Nag: Pester. Harass. Irritate. Vex. Also, an old horse.
Whether you’re the perpetrator or the victim, nagging is a brutal cycle of frustration, guilt, and hurt feelings. It might all be worthwhile if the end result were productive, but that’s rarely the case. So how do we solve the problem?
To the nagger: Just STOP it!
To the naggee: Just DO it!
While this may be excellent advice, following it isn’t so simple.
Let’s start by coming up with a better word than nagging. How about reminding? Everyone can appreciate a helpful reminder, right?
I am not saying that I have it all figured out nor that all my relationships are always smooth and my days are filled only with rainbows and unicorns. But here are a few strategies that have worked well and proven their value over the years.**
When Two People Are Exactly Alike, One of Them is Unnecessary
This quotation has been attributed to numerous people from Winston Churchill to Henry Ford, but its nebulous origin doesn’t make it any less true.
I’m a planner, and I can’t wait to execute those plans. Have you ever added items to your to-do list just so you can feel the satisfaction of crossing them off?
Yeah! Um, me neither…
It’s difficult for me to understand the mindset of procrastinators, so sometimes I give helpful reminders until I feel like a broken record, like I’m mute and invisible because these hints disappear into a black hole.
I don’t want to nag, but I do want things done!

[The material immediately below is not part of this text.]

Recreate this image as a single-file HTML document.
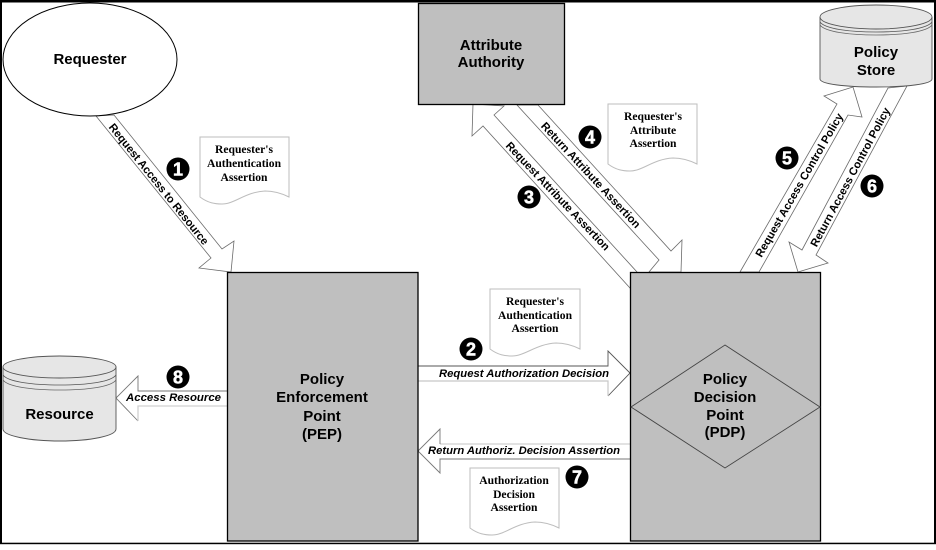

Sometimes it seems that certain people have selective hearing, that they’re like the cat who won’t acknowledge your existence until he hears the can opener and knows that dinner is ready. My requests fall on deaf ears, but my offers are heard from miles away.
It’s Hard to Listen While You’re Still Talking
Sometimes there’s a good reason my requests are ignored. My family and former roommates aren’t children, and my wishes don’t automatically trump theirs.
Ideally, I’d always be open to alternative views and constructive criticism, but sometimes I’m not. When my ideas are bad and I’m being stubborn, it’s easier for the other person to smile and nod than try to explain why I’m wrong. If that’s the case, all the reminders in the world still won’t lead to action.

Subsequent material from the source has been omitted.